For those who were there, I should suppose that the highlights of the trial were Mr Richard Hoggart’s passionate defence, speaking himself as a son of the working classes, of Lawrence as the one writer whose work might one day bridge the gulf between the cultural extremes in this country, and Mr E. M. Forster’s “I knew Lawrence well in his day – he was the greatest imaginative novelist of his own generation”. But that evening I asked 12 ordinary people who E. M. Forster was; and only one of them, an old lady, had ever heard of him. This is the problem. This and the judge’s inevitable (and, of course, proper) advice to the jury that “our criminal law is based upon the view that a jury takes note of the facts, and not upon the view that experts might have”.

The promoters of the Obscene Publications Bill, which became law, after a five-year campaign, in 1959, had the greatest difficulty in achieving the admissibility of expert evidence, and once or twice nearly gave it up: the government lawyers were uncompromisingly against it. You could not, they say, require a judge to listen to evidence about anything but facts – it must always be a matter for his discretion to admit or exclude evidence of opinion. The reformers pressed on, holding firmly that Parliament could, if it saw fit, require the judge to listen to Kipling’s If.

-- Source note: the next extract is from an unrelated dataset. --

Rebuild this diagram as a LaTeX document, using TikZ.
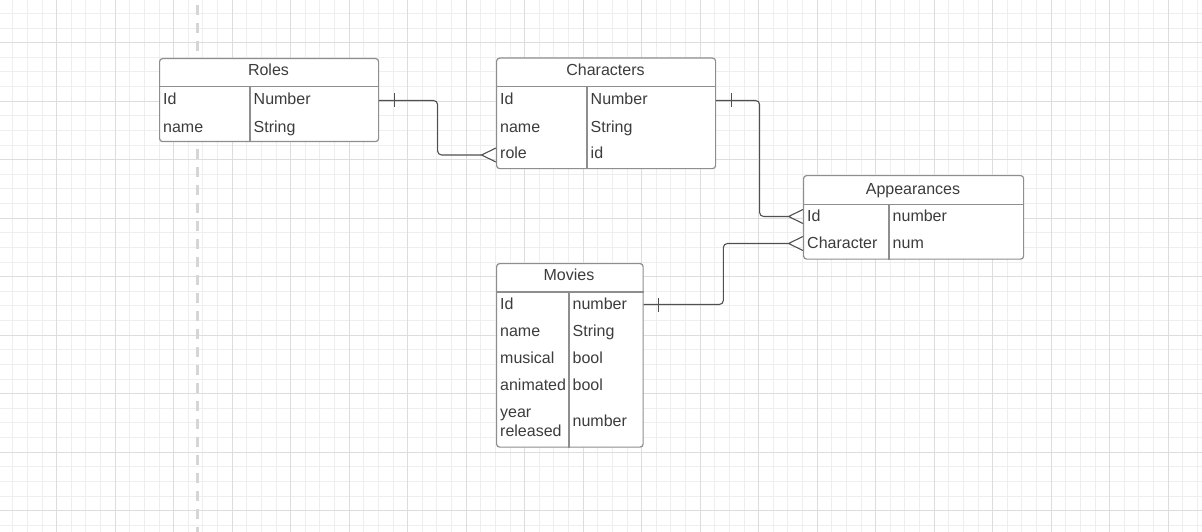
\documentclass[tikz,border=0pt]{standalone}
\usepackage{fontspec}
\setmainfont{Liberation Sans}
\usetikzlibrary{calc,positioning}
\definecolor{gridminor}{HTML}{EEEEEE}
\definecolor{gridmajor}{HTML}{DDDDDD}
\definecolor{guide}{HTML}{D6D6D6}
\definecolor{tabline}{HTML}{8E8E8E}
\definecolor{tabtext}{HTML}{3C3C3C}
\definecolor{linkcol}{HTML}{505050}
\tikzset{
  tabbox/.style={draw=tabline, line width=1.2pt, fill=white, rounded corners=3pt,
    anchor=north west, inner sep=0pt},
  tabsep/.style={draw=tabline, line width=1.2pt},
  cell/.style={anchor=base west, inner sep=0pt, text=tabtext},
  title/.style={anchor=base, inner sep=0pt, text=tabtext},
  link/.style={draw=linkcol, line width=1.1pt, rounded corners=4pt},
  foot/.style={draw=linkcol, line width=1.1pt},
}

\begin{document}
\begin{tikzpicture}[x=1pt, y=-1pt, font=\fontsize{16}{19.5}\selectfont]
  \useasboundingbox (0,0) rectangle (1202,532);
  % grid paper
  \foreach \k in {-3,...,78}
    \draw[gridminor, line width=1pt] (56.7+14.625*\k,0) -- (56.7+14.625*\k,532);
  \foreach \k in {-2,...,33}
    \draw[gridminor, line width=1pt] (0,42.7+14.625*\k) -- (1202,42.7+14.625*\k);
  \foreach \k in {-4,0,...,76}
    \draw[gridmajor, line width=1pt] (56.7+14.625*\k,0) -- (56.7+14.625*\k,532);
  \foreach \k in {0,4,...,32}
    \draw[gridmajor, line width=1pt] (0,42.7+14.625*\k) -- (1202,42.7+14.625*\k);
  % page guide
  \draw[guide, line width=3pt, dash pattern=on 10pt off 8pt, dash phase=13pt] (197,0) -- (197,532);

  % Roles
  \node[tabbox, minimum width=219pt, minimum height=83pt] (roles) at (159,58) {};
  \draw[tabsep] (roles.west |- 0,86.5) -- (roles.east |- 0,86.5);
  \draw[tabsep] (250,86.5) -- (roles.south -| 250,0);
  \node[title] (roles-t) at (268.5,76) {Roles};
  \node[cell] (roles-id) at (163,105) {Id};
  \node[cell] (roles-idt) at (253.5,105) {Number};
  \node[cell] (roles-nm) at (163,132) {name};
  \node[cell] (roles-nmt) at (253.5,132) {String};

  % Characters
  \node[tabbox, minimum width=219pt, minimum height=110.5pt] (chars) at (496,57.5) {};
  \draw[tabsep] (chars.west |- 0,86.5) -- (chars.east |- 0,86.5);
  \draw[tabsep] (587,86.5) -- (chars.south -| 587,0);
  \node[title] (chars-t) at (605.5,76) {Characters};
  \node[cell] (chars-id) at (500,105) {Id};
  \node[cell] (chars-idt) at (590.5,105) {Number};
  \node[cell] (chars-nm) at (500,132) {name};
  \node[cell] (chars-nmt) at (590.5,132) {String};
  \node[cell] (chars-rl) at (500,159) {role};
  \node[cell] (chars-rlt) at (590.5,159) {id};

  % Appearances
  \node[tabbox, minimum width=220pt, minimum height=83.5pt] (apps) at (803,175) {};
  \draw[tabsep] (apps.west |- 0,204.3) -- (apps.east |- 0,204.3);
  \draw[tabsep] (889,204.3) -- (apps.south -| 889,0);
  \node[title] (apps-t) at (913,194) {Appearances};
  \node[cell] (apps-id) at (807,221) {Id};
  \node[cell] (apps-idt) at (892.5,221) {number};
  \node[cell] (apps-ch) at (807,248) {Character};
  \node[cell] (apps-cht) at (892.5,248) {num};

  % Movies
  \node[tabbox, minimum width=146.5pt, minimum height=183.5pt] (movies) at (496,263) {};
  \draw[tabsep] (movies.west |- 0,292) -- (movies.east |- 0,292);
  \draw[tabsep] (569,292) -- (movies.south -| 569,0);
  \node[title] (movies-t) at (569,280) {Movies};
  \node[cell] (movies-id) at (500,309) {Id};
  \node[cell] (movies-idt) at (572.5,309) {number};
  \node[cell] (movies-nm) at (500,336) {name};
  \node[cell] (movies-nmt) at (572.5,336) {String};
  \node[cell] (movies-mu) at (500,363) {musical};
  \node[cell] (movies-mut) at (572.5,363) {bool};
  \node[cell] (movies-an) at (500,390) {animated};
  \node[cell] (movies-ant) at (572.5,390) {bool};
  \node[cell, align=left] (movies-yr) at (500,436.5) {year\\released};
  \node[cell] (movies-yrt) at (572.5,426.5) {number};

  % relation ends
  \coordinate (rolesA) at ($(roles.east |- roles-id.base)+(0,-4.5)$);
  \coordinate (charsA) at ($(chars.west |- chars-rl.base)+(0,-4)$);
  \coordinate (charsB) at ($(chars.east |- chars-id.base)+(0,-4.5)$);
  \coordinate (appsB) at ($(apps.west |- apps-id.base)+(0,-4.5)$);
  \coordinate (moviesC) at ($(movies.east |- movies-id.base)+(0,-4.5)$);
  \coordinate (appsC) at ($(apps.west |- apps-ch.base)+(0,-4.5)$);
  \coordinate (midA) at ($(rolesA)!.5!(charsA)$);
  \coordinate (midB) at ($(charsB)!.5!(appsB)$);
  \coordinate (midC) at ($(moviesC)!.5!(appsC)$);

  % Roles 1 -- many Characters
  \draw[link] (rolesA) -| (midA |- charsA) -- ($(charsA)+(-14.5,0)$);
  \draw[foot] ($(rolesA)+(15,-7)$) -- ($(rolesA)+(15,7)$);
  \draw[foot] ($(charsA)+(0,-7)$) -- ($(charsA)+(-14.5,0)$) -- ($(charsA)+(0,7)$);
  % Characters 1 -- many Appearances
  \draw[link] (charsB) -| (midB |- appsB) -- ($(appsB)+(-14.5,0)$);
  \draw[foot] ($(charsB)+(15,-7)$) -- ($(charsB)+(15,7)$);
  \draw[foot] ($(appsB)+(0,-7)$) -- ($(appsB)+(-14.5,0)$) -- ($(appsB)+(0,7)$);
  % Movies 1 -- many Appearances
  \draw[link] (moviesC) -| (midC |- appsC) -- ($(appsC)+(-14.5,0)$);
  \draw[foot] ($(moviesC)+(15,-7)$) -- ($(moviesC)+(15,7)$);
  \draw[foot] ($(appsC)+(0,-7)$) -- ($(appsC)+(-14.5,0)$) -- ($(appsC)+(0,7)$);
\end{tikzpicture}
\end{document}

The acquittal of Lady Chatterley shows what the admission of expert literary evidence would have done for some of the pilloried masterpieces of the past. It begins a long process which you might call the education of qualified jurors. Of these, there are about nine millions; and for a week they have been taking, through their daily paper, what amounts to the most expensively-mounted and high-powered course on D.H. Lawrence that money has ever been unable to buy. They probably thought it was going to be a trial about “degrees of dirt”. The defence triumphantly proved that an author with a conscience can deal with sex honestly and seriously – and still be published.